Calvi has been revered by many since she emerged in 2011, as a soulful songwriter, virtuosic guitarist and captivating performer. Both her self-titled debut album and the 2013 follow-up One Breath were nominated for the prestigious Mercury Music Prize, with her debut also receiving a British GRAMMY-equivalent BRIT Award nomination for ‘Best Breakthrough Artist’. She’s collaborated with Brian Eno, Marianne Faithfull and, on the 2014 covers EP Strange Weather, David Byrne. In 2017, she composed the music for The Sandman, an opera directed by Robert Wilson.
Hunter was written during a turning point in Calvi’s life; her 8-year relationship had ended and she had moved to Strasbourg to start a new life with a French woman. “I moved to France not knowing anybody other than my partner. It enabled me to really reimagine who I was and question my identity. My girlfriend encouraged me to explore myself in a way I never had before – I was exploring pleasure, and my sense of gender, which is something I had been suppressing for a long time. Through the process of making this record and writing these songs I found myself questioning whether I wanted to identify as a “woman’, with all the limitations that this label brings. However, I don’t feel I identify as a man, either. As well as my own very intimate journey exploring my sense of gender, I was inspired by this electric moment of artists and the wider community talking about gender and sexuality. I wanted to write an album where the woman is seen as the hunter, rather than her usual stereotypical role in our culture as the hunted.”
The feeling of closing your eyes and letting loose something wild and passionate is one that fuels Hunter.
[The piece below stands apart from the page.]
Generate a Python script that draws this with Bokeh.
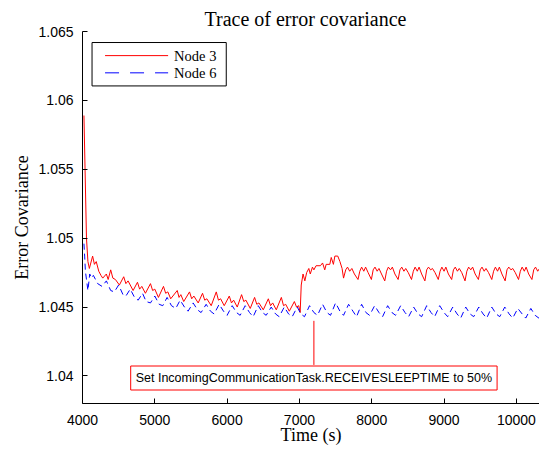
from bokeh.plotting import figure
from bokeh.models import ColumnDataSource, FixedTicker, Label, Range1d, BoxAnnotation
from bokeh.embed import file_html
from bokeh.resources import INLINE

# ---- data ----
node3_t = [4020, 4055, 4075, 4095, 4140, 4165, 4190, 4225, 4255, 4280, 4330, 4355, 4390, 4420, 4455, 4510,
           4570, 4600, 4630, 4700, 4760, 4790, 4820, 4870, 4940, 4970, 5000, 5050, 5120, 5150, 5180, 5220,
           5310, 5335, 5360, 5400, 5480, 5510, 5540, 5600, 5660, 5690, 5720, 5780, 5850, 5880, 5910, 5960,
           6030, 6060, 6090, 6140, 6200, 6230, 6260, 6320, 6380, 6410, 6440, 6500, 6570, 6600, 6630, 6680,
           6750, 6780, 6810, 6860, 6930, 6960, 6990, 7010, 7025, 7050, 7075, 7100, 7130, 7150, 7180, 7200,
           7230, 7290, 7320, 7350, 7370, 7420, 7440, 7470, 7490, 7530, 7560, 7590, 7610, 7640, 7665, 7695,
           7725, 7760, 7810, 7835, 7860, 7890, 7915, 7950, 7995, 8020, 8045, 8075, 8100, 8135, 8180, 8205,
           8230, 8260, 8285, 8320, 8365, 8390, 8415, 8445, 8470, 8505, 8550, 8575, 8600, 8630, 8655, 8690,
           8735, 8760, 8785, 8815, 8840, 8875, 8920, 8945, 8970, 9000, 9025, 9060, 9105, 9130, 9155, 9185,
           9210, 9245, 9290, 9315, 9340, 9370, 9395, 9430, 9475, 9500, 9525, 9555, 9580, 9615, 9660, 9685,
           9710, 9740, 9765, 9800, 9845, 9870, 9895, 9925, 9950, 9985, 10030, 10055, 10080, 10110, 10135,
           10170, 10215, 10240, 10265, 10295, 10320, 10355, 10400]
node3_v = [1.0589, 1.0500, 1.0483, 1.0478, 1.0487, 1.0481, 1.0483, 1.0476, 1.0473, 1.0471, 1.0474, 1.0470,
           1.0477, 1.0471, 1.0470, 1.0466, 1.0472, 1.0467, 1.0469, 1.0462, 1.0468, 1.0463, 1.0465, 1.0460,
           1.0467, 1.0462, 1.0463, 1.0457, 1.0465, 1.0460, 1.0461, 1.0456, 1.0462, 1.0457, 1.0459, 1.0454,
           1.0461, 1.0456, 1.0458, 1.0453, 1.0460, 1.0455, 1.0456, 1.0451, 1.0461, 1.0455, 1.0456, 1.0451,
           1.0458, 1.0453, 1.0455, 1.0450, 1.0459, 1.0454, 1.0455, 1.0449, 1.0457, 1.0452, 1.0453, 1.0448,
           1.0456, 1.0451, 1.0453, 1.0448, 1.0457, 1.0451, 1.0452, 1.0447, 1.0454, 1.0450, 1.0451, 1.0446,
           1.0466, 1.0474, 1.0469, 1.0475, 1.0478, 1.0474, 1.0479, 1.0477, 1.0480, 1.0480, 1.0482, 1.0477,
           1.0481, 1.0481, 1.0486, 1.0481, 1.0487, 1.0487, 1.0483, 1.0478, 1.0471, 1.0477, 1.0479, 1.0476,
           1.0478, 1.0474, 1.0470, 1.0476, 1.0479, 1.0476, 1.0479, 1.0475, 1.0470, 1.0477, 1.0479, 1.0476,
           1.0478, 1.0474, 1.0469, 1.0476, 1.0479, 1.0477, 1.0479, 1.0474, 1.0470, 1.0477, 1.0479, 1.0476,
           1.0478, 1.0475, 1.0470, 1.0476, 1.0479, 1.0476, 1.0479, 1.0474, 1.0469, 1.0477, 1.0479, 1.0477,
           1.0478, 1.0475, 1.0470, 1.0476, 1.0479, 1.0476, 1.0479, 1.0474, 1.0470, 1.0477, 1.0479, 1.0476,
           1.0478, 1.0475, 1.0469, 1.0476, 1.0479, 1.0477, 1.0479, 1.0474, 1.0470, 1.0477, 1.0479, 1.0476,
           1.0478, 1.0475, 1.0470, 1.0476, 1.0479, 1.0476, 1.0479, 1.0474, 1.0469, 1.0477, 1.0479, 1.0477,
           1.0478, 1.0475, 1.0470, 1.0476, 1.0479, 1.0476, 1.0479, 1.0474, 1.0470, 1.0477, 1.0479, 1.0476,
           1.0478, 1.0475, 1.0470]

node6_t = [4020, 4030, 4040, 4055, 4075, 4100, 4125, 4150, 4210, 4270, 4330, 4390, 4440, 4500, 4560, 4600,
           4660, 4720, 4770, 4830, 4880, 4940, 5000, 5060, 5110, 5170, 5230, 5290, 5350, 5410, 5460, 5530,
           5590, 5640, 5710, 5770, 5820, 5890, 5950, 6000, 6070, 6130, 6180, 6250, 6310, 6360, 6430, 6490,
           6540, 6610, 6670, 6720, 6790, 6850, 6900, 6970, 7020, 7070, 7140, 7200, 7250, 7320, 7380, 7430,
           7500, 7560, 7610, 7680, 7740, 7790, 7860, 7920, 7970, 8040, 8100, 8150, 8220, 8280, 8330, 8400,
           8460, 8510, 8580, 8640, 8690, 8760, 8820, 8870, 8940, 9000, 9050, 9120, 9180, 9230, 9300, 9360,
           9410, 9480, 9540, 9590, 9660, 9720, 9770, 9840, 9900, 9950, 10020, 10080, 10130, 10200, 10260,
           10310, 10380, 10400]
node6_v = [1.0496, 1.0487, 1.0476, 1.0470, 1.0462, 1.0474, 1.0471, 1.0473, 1.0467, 1.0465, 1.0469, 1.0462,
           1.0461, 1.0466, 1.0459, 1.0458, 1.0463, 1.0457, 1.0455, 1.0460, 1.0454, 1.0453, 1.0458, 1.0452,
           1.0451, 1.0457, 1.0451, 1.0449, 1.0455, 1.0450, 1.0447, 1.0453, 1.0448, 1.0446, 1.0452, 1.0447,
           1.0445, 1.0452, 1.0447, 1.0444, 1.0451, 1.0446, 1.0444, 1.0451, 1.0446, 1.0443, 1.0451, 1.0446,
           1.0444, 1.0450, 1.0445, 1.0443, 1.0450, 1.0445, 1.0443, 1.0450, 1.0445, 1.0443, 1.0451, 1.0446,
           1.0444, 1.0452, 1.0446, 1.0444, 1.0453, 1.0447, 1.0444, 1.0452, 1.0447, 1.0443, 1.0452, 1.0446,
           1.0444, 1.0451, 1.0446, 1.0443, 1.0451, 1.0446, 1.0444, 1.0451, 1.0446, 1.0443, 1.0450, 1.0445,
           1.0443, 1.0451, 1.0446, 1.0443, 1.0451, 1.0446, 1.0443, 1.0450, 1.0445, 1.0442, 1.0450, 1.0445,
           1.0443, 1.0450, 1.0445, 1.0442, 1.0450, 1.0445, 1.0443, 1.0450, 1.0445, 1.0442, 1.0449, 1.0445,
           1.0442, 1.0449, 1.0444, 1.0442, 1.0449, 1.0447]

series_names = ["Node 3", "Node 6"]
x_ticks = [4000, 5000, 6000, 7000, 8000, 9000, 10000]
x_tick_labels = ["4000", "5000", "6000", "7000", "8000", "9000", "10000"]
y_ticks = [1.04, 1.045, 1.05, 1.055, 1.06, 1.065]
y_tick_labels = ["1.04", "1.045", "1.05", "1.055", "1.06", "1.065"]

title_text = "Trace of error covariance"

annot_text = "Set IncomingCommunicationTask.RECEIVESLEEPTIME to 50%"
annot_x = 7200
annot_line_top = 1.0440
annot_line_bottom = 1.0408
annot_box_y = 1.03985

# legend placement (in axis units, since both ranges are fixed)
leg_left, leg_right, leg_top, leg_bottom = 4132, 5988, 1.06420, 1.06105
leg_swatch_x0, leg_swatch_x1, leg_text_x = 4312, 5184, 5267
leg_row_y = [1.06325, 1.06200]

SERIF = "Liberation Serif"
SANS = "Liberation Sans"
RED = "#ff0000"
BLUE = "#0000ff"
series_colors = [RED, BLUE]
series_dash_legend = ["solid", "14 11"]

p = figure(width=539, height=447, output_backend="svg", toolbar_location=None,
           x_range=Range1d(4000, 10320), y_range=Range1d(1.038, 1.065),
           min_border_left=82, min_border_right=0, min_border_top=31, min_border_bottom=40,
           title=title_text)
p.title.text_font = SERIF
p.title.text_font_size = "20px"
p.title.text_font_style = "normal"
p.title.text_color = "black"
p.title.align = "left"
p.title.offset = 122
p.title.standoff = 0
p.title.vertical_align = "top"
p.title.text_line_height = 1.0

p.outline_line_color = None
p.xgrid.visible = False
p.ygrid.visible = False
p.background_fill_color = "white"

for ax, ticks, labels in ((p.xaxis[0], x_ticks, x_tick_labels), (p.yaxis[0], y_ticks, y_tick_labels)):
    ax.ticker = FixedTicker(ticks=ticks)
    ax.major_label_overrides = {t: l for t, l in zip(ticks, labels)}
    ax.major_tick_in = 5
    ax.major_tick_out = 0
    ax.minor_tick_line_color = None
    ax.axis_line_color = "black"
    ax.major_tick_line_color = "black"
    ax.major_label_text_font = SANS
    ax.major_label_text_font_size = "14px"
    ax.major_label_text_color = "black"
    ax.axis_label_text_font = SERIF
    ax.axis_label_text_font_size = "18px"
    ax.axis_label_text_font_style = "normal"
    ax.axis_label_text_color = "black"
    ax.axis_label_text_line_height = 1.0
    ax.major_label_text_line_height = 1.0

p.xaxis.axis_label = "Time (s)"
p.yaxis.axis_label = "Error Covariance"
p.xaxis.major_label_standoff = 11
p.xaxis.axis_label_standoff = -3
p.yaxis.major_label_standoff = 9
p.yaxis.axis_label_standoff = 3

src3 = ColumnDataSource(dict(t=node3_t, v=node3_v))
src6 = ColumnDataSource(dict(t=node6_t, v=node6_v))
p.line("t", "v", source=src3, line_color=RED, line_width=1)
p.line("t", "v", source=src6, line_color=BLUE, line_width=1, line_dash="6 4")

# annotation
p.segment(x0=[annot_x], y0=[annot_line_top], x1=[annot_x], y1=[annot_line_bottom],
          line_color=RED, line_width=1)
lab = Label(x=annot_x, y=annot_box_y, text=annot_text, text_align="center", text_baseline="middle",
            text_font=SANS, text_font_size="12.5px", text_color="black",
            border_line_color=RED, border_line_width=1, background_fill_color="white",
            padding=5)
p.add_layout(lab)

# legend (drawn by hand)
p.add_layout(BoxAnnotation(left=leg_left, right=leg_right, top=leg_top, bottom=leg_bottom,
                           fill_color=None, line_color="black", line_width=1, line_alpha=1.0,
                           level="underlay"))
for name, color, dash, yrow in zip(series_names, series_colors, series_dash_legend, leg_row_y):
    p.segment(x0=[leg_swatch_x0], y0=[yrow], x1=[leg_swatch_x1], y1=[yrow],
              line_color=color, line_width=1, line_dash=dash)
    p.add_layout(Label(x=leg_text_x, y=yrow, text=name, text_baseline="middle", text_align="left",
                       text_font=SERIF, text_font_size="14.5px", text_color="black"))

open("out.html", "w").write(file_html(p, INLINE))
With primal percussion, unleashed guitars and striking lyricism, it’s a visceral album in which Calvi pushes the limits of her guitar and voice beyond anything she’s recorded before. “I always liked the idea of an interplay between my voice and the guitar, and I wanted to take it further, to really express a sense of freedom.” She has long been considered an accomplished guitarist by the music press, but on Hunter she lets go with the instrument, colouring outside the lines on her electrifying solos.
In part, this new rawness comes from Calvi’s work with esteemed producer Nick Launay on the record. “We would stay up all night if we were onto something good. It was the most creative experience I’ve ever had with a producer.” Anna and her band were joined in Konk Studios by Portishead’s Adrian Utley on keys and The Bad Seeds’ Martyn Casey on bass.
All of this new inspiration comes through in the charged energy of lead single “Don’t Beat the Girl out of my Boy.” Calvi explains, “It’s a song about the defiance of happiness. It’s about being free to identify yourself in whichever way you please, without any restraints from society.”
The song “Alpha” sees her do this to powerful effect. “I question why strength is seen as a masculine trait. I like the idea of the alpha human, who is at once filled with bravado and insecurity. I wanted this record to feel primal and rousing,” says Calvi.
Hunter’s real strength is in its contrasts: between extremes of power and vulnerability, beauty and rawness. On several songs rather than rebel against the way things are, Calvi envisions a utopian alternative. With the ghostly closing ballad “Eden,” for example, she reimagines the difficult teenage moments of a queer person as an idyll. With its soaring angelic vocal and shimmering melodies, she depicts a stolen moment with a new lover as a sweet, vulnerable, pure experience.
Likewise, on “Swimming Pool”, guitars glimmer like the surface of the water in David Hockney’s paintings, which provided the inspiration for the song. At the time Hockney was painting them, in 1960s LA, there was still shame around being gay in the public eye; but in the summer-hued world of his paintings, queerness was sheer joyfulness and calm. “That’s important for me”, reflects Calvi. “The defiance in experiencing pleasure shamelessly; I just find that really powerful.” On the title track “Hunter,” she also celebrates the transcendent aspects of pleasure, and finding a community and home in queer spaces. Calvi’s own safe space is the stage: “Being on stage is the one time I feel permitted to be the person I can’t be in my everyday life”, she reflects. “Onstage I want to test how far I can take the extremes of strength and vulnerability.”
It was important to Calvi that the record was as vulnerable as it is strong; as beautiful as it is harsh; as much about the hunted as it is about the hunter. But she’s careful not to characterise any of these traits as “masculine” or “feminine” – the whole point is that one person, of any gender, can be both. The power is in the contrast itself; in the way she oscillates between extremes, sounding freer than ever before. She wanted to express herself while being “free from the story that either gender is given, free from worrying how people would judge me on what I want to do with my body and myself. For me, that’s quite a utopian vision.”